Given problem: Would you print the records below from the first line through the line containing "199, 199, 195, 199, 199, 199]", skipping the pictures?

Material for the task:
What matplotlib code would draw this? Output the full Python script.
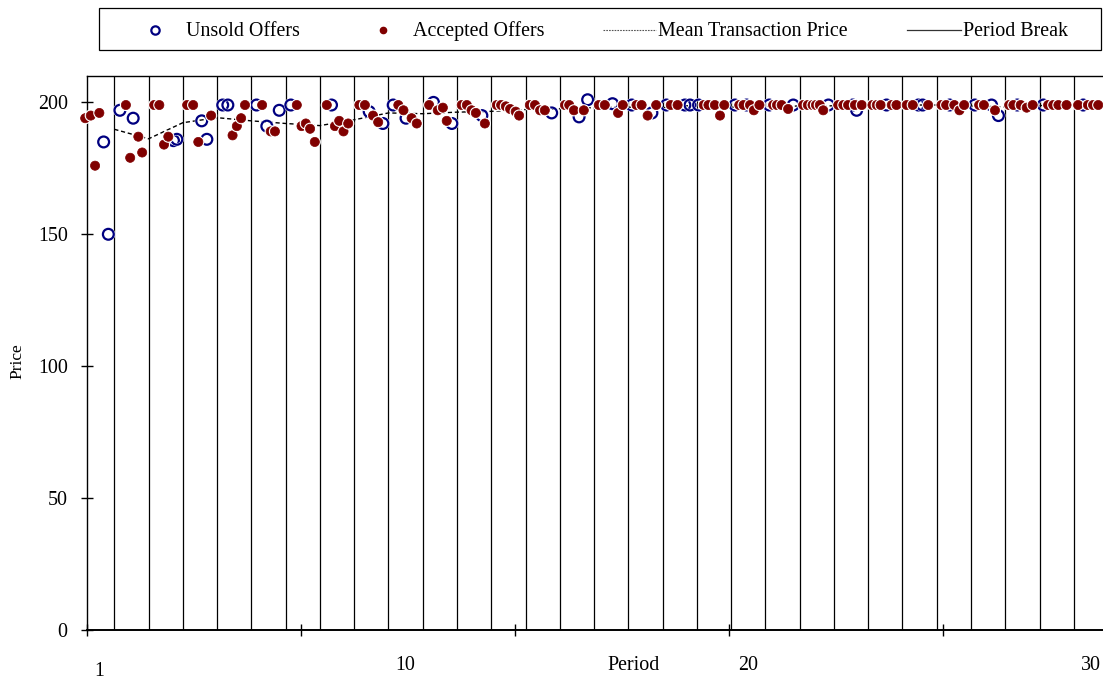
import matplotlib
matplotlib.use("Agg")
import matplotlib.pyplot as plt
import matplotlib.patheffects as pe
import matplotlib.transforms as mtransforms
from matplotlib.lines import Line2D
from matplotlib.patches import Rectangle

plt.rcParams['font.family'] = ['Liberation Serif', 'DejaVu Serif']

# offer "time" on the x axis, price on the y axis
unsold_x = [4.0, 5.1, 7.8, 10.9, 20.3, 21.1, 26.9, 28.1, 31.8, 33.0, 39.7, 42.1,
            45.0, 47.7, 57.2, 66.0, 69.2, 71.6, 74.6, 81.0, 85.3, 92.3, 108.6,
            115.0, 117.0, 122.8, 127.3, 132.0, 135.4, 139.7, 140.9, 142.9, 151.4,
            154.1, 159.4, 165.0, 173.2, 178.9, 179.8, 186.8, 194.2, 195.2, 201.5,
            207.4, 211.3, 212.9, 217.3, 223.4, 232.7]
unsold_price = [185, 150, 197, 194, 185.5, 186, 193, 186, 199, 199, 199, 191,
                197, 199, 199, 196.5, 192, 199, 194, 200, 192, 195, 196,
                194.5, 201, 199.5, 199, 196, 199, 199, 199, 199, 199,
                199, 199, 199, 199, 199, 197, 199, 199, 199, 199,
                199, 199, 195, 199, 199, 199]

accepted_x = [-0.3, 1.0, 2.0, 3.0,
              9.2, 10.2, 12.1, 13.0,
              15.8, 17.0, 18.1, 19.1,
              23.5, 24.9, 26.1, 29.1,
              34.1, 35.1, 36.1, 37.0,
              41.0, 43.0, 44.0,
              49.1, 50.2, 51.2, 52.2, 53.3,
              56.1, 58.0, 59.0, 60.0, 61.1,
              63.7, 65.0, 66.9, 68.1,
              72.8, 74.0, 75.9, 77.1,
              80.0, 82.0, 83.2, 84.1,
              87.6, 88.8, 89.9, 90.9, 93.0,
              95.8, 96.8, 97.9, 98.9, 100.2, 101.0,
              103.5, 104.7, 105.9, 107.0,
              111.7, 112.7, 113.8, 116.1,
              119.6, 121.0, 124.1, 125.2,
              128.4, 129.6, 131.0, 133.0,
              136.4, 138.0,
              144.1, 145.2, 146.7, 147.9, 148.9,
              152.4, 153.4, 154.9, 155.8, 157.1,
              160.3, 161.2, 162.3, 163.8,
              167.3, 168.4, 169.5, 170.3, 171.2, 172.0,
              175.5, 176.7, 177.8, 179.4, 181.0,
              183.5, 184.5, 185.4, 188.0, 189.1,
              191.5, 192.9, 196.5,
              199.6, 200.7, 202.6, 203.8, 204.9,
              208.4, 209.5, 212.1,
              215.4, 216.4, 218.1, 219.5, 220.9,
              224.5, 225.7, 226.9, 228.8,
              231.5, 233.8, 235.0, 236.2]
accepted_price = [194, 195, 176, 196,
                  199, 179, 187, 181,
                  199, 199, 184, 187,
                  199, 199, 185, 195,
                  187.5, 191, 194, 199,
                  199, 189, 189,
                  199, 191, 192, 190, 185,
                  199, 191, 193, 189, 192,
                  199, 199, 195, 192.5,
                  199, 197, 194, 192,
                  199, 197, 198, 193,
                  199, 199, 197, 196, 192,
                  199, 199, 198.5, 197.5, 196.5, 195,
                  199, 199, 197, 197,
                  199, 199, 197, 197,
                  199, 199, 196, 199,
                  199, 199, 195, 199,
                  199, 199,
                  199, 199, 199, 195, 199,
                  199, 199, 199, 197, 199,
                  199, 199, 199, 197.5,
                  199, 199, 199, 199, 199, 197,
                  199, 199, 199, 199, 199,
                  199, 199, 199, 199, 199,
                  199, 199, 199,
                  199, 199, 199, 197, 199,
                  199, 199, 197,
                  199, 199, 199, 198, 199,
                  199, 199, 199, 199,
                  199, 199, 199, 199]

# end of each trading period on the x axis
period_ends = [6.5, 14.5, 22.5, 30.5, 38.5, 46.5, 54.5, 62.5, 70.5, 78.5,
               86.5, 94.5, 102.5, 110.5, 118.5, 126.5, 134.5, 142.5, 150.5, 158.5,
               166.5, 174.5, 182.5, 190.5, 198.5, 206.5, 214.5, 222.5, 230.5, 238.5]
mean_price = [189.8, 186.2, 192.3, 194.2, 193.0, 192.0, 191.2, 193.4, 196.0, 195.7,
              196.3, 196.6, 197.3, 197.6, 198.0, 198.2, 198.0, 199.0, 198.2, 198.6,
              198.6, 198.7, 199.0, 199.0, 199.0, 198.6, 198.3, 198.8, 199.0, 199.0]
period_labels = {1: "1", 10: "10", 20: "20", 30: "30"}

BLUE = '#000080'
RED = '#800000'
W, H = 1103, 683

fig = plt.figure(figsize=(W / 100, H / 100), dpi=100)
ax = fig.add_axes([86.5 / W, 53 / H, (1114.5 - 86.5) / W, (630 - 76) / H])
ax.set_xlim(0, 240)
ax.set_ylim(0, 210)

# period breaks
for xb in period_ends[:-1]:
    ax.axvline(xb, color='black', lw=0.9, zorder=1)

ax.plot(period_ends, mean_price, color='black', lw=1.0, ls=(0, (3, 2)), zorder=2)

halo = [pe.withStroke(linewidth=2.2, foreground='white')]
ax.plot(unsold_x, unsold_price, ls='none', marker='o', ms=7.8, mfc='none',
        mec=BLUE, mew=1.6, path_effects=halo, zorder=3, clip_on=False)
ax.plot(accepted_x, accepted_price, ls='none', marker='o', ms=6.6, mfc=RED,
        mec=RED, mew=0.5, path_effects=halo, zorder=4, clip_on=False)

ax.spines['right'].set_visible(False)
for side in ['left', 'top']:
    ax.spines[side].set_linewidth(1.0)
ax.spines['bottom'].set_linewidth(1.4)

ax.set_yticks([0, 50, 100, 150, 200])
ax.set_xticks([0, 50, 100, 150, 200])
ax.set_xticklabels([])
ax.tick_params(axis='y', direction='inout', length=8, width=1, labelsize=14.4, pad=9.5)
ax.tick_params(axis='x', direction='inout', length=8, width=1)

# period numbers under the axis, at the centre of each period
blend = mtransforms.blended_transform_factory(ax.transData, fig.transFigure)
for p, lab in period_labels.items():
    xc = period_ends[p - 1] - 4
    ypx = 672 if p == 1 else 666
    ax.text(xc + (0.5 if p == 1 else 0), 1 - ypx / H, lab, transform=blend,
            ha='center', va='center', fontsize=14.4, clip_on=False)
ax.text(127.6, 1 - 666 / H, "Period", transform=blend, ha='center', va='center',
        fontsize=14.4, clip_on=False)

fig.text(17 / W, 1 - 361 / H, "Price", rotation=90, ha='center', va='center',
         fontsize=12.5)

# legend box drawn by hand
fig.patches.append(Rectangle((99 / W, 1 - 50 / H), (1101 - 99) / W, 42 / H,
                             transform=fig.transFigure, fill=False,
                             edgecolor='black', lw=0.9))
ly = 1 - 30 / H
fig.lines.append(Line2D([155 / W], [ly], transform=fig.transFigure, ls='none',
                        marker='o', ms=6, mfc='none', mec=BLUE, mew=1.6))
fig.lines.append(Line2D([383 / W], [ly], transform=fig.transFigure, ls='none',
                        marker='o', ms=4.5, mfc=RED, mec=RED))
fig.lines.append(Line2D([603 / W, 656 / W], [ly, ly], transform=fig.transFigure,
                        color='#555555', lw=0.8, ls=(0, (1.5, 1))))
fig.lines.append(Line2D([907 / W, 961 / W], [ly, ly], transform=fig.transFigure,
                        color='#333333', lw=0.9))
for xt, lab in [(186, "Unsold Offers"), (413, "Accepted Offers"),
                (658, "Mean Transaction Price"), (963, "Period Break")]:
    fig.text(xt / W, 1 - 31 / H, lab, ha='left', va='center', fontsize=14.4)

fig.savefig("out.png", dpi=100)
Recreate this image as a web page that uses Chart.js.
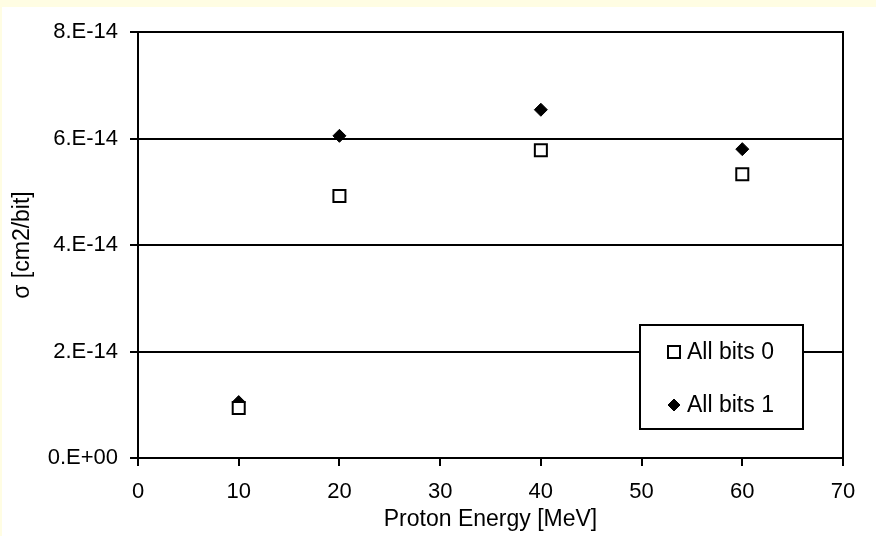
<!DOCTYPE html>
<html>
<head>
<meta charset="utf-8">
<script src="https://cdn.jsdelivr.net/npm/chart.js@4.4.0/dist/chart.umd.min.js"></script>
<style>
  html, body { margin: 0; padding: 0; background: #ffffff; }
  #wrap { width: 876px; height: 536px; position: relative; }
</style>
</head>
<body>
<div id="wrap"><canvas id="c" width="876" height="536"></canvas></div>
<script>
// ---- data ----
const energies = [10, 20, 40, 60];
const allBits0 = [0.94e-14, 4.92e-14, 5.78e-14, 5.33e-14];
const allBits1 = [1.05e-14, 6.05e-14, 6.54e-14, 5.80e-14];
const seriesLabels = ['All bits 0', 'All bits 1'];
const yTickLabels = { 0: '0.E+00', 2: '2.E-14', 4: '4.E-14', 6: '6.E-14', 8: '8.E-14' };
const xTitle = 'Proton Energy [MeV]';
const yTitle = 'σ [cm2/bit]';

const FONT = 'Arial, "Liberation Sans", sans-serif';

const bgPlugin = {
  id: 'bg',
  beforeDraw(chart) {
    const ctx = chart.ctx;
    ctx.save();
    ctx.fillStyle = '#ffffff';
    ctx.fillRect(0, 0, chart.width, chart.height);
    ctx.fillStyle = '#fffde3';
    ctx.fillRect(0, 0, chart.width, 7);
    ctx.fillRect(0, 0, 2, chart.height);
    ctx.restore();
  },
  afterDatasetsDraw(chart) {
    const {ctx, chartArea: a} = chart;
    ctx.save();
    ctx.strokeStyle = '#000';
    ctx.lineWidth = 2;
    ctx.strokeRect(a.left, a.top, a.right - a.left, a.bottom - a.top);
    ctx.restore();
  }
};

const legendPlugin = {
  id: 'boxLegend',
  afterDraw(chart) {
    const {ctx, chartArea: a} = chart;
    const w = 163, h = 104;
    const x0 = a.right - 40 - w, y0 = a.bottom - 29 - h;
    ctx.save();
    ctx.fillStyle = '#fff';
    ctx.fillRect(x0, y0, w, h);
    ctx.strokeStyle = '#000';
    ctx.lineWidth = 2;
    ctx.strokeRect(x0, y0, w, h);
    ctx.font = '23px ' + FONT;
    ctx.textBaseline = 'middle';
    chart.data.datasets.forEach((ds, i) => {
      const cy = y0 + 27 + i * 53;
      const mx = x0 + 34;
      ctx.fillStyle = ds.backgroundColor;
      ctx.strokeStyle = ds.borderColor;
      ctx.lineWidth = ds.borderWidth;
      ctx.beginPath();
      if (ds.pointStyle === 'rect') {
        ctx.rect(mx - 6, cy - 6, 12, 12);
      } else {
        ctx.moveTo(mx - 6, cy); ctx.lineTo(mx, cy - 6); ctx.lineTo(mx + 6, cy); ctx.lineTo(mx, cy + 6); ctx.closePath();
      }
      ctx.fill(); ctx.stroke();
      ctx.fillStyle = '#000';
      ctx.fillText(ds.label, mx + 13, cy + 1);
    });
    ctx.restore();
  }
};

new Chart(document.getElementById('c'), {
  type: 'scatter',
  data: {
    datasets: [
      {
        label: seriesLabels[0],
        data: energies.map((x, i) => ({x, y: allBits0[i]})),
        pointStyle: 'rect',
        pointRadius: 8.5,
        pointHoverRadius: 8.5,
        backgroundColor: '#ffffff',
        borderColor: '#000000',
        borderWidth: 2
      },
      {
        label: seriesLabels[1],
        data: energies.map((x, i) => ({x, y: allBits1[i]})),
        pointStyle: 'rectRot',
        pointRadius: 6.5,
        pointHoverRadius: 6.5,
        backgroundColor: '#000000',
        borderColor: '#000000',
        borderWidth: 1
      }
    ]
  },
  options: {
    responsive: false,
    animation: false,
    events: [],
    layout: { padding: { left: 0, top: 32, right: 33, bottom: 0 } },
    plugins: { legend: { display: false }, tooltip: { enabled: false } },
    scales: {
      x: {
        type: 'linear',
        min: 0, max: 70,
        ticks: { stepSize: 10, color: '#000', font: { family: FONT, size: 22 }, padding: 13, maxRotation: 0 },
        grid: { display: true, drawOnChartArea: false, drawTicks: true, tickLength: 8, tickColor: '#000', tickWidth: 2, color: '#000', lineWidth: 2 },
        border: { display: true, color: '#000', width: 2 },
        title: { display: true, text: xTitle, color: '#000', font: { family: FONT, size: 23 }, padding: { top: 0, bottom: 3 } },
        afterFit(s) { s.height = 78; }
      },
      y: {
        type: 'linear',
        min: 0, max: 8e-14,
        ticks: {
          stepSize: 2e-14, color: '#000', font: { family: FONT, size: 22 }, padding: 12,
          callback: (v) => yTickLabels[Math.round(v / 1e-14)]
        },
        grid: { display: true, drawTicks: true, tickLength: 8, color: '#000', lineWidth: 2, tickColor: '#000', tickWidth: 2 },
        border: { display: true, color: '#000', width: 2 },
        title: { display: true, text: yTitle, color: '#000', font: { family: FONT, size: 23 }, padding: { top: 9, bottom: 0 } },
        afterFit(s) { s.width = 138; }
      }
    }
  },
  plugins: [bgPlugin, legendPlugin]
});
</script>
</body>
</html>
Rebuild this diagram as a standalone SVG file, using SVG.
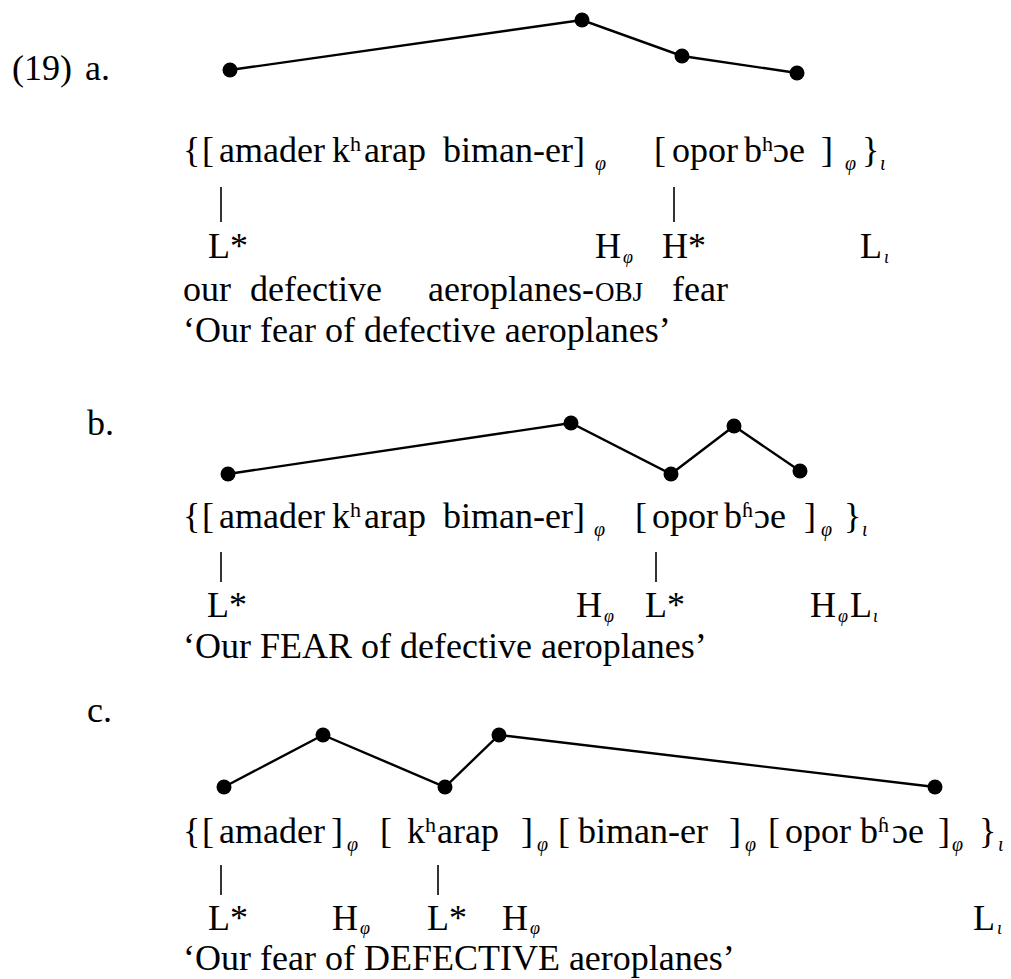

Task output:
What matplotlib code would draw this? Output the full Python script.
import matplotlib
matplotlib.use("Agg")
import matplotlib.pyplot as plt
import matplotlib.patheffects as pe
import matplotlib.transforms as mtransforms
from matplotlib.lines import Line2D
from matplotlib.patches import Rectangle

plt.rcParams['font.family'] = ['Liberation Serif', 'DejaVu Serif']

# offer "time" on the x axis, price on the y axis
unsold_x = [4.0, 5.1, 7.8, 10.9, 20.3, 21.1, 26.9, 28.1, 31.8, 33.0, 39.7, 42.1,
            45.0, 47.7, 57.2, 66.0, 69.2, 71.6, 74.6, 81.0, 85.3, 92.3, 108.6,
            115.0, 117.0, 122.8, 127.3, 132.0, 135.4, 139.7, 140.9, 142.9, 151.4,
            154.1, 159.4, 165.0, 173.2, 178.9, 179.8, 186.8, 194.2, 195.2, 201.5,
            207.4, 211.3, 212.9, 217.3, 223.4, 232.7]
unsold_price = [185, 150, 197, 194, 185.5, 186, 193, 186, 199, 199, 199, 191,
                197, 199, 199, 196.5, 192, 199, 194, 200, 192, 195, 196,
                194.5, 201, 199.5, 199, 196, 199, 199, 199, 199, 199,
                199, 199, 199, 199, 199, 197, 199, 199, 199, 199,
                199, 199, 195, 199, 199, 199]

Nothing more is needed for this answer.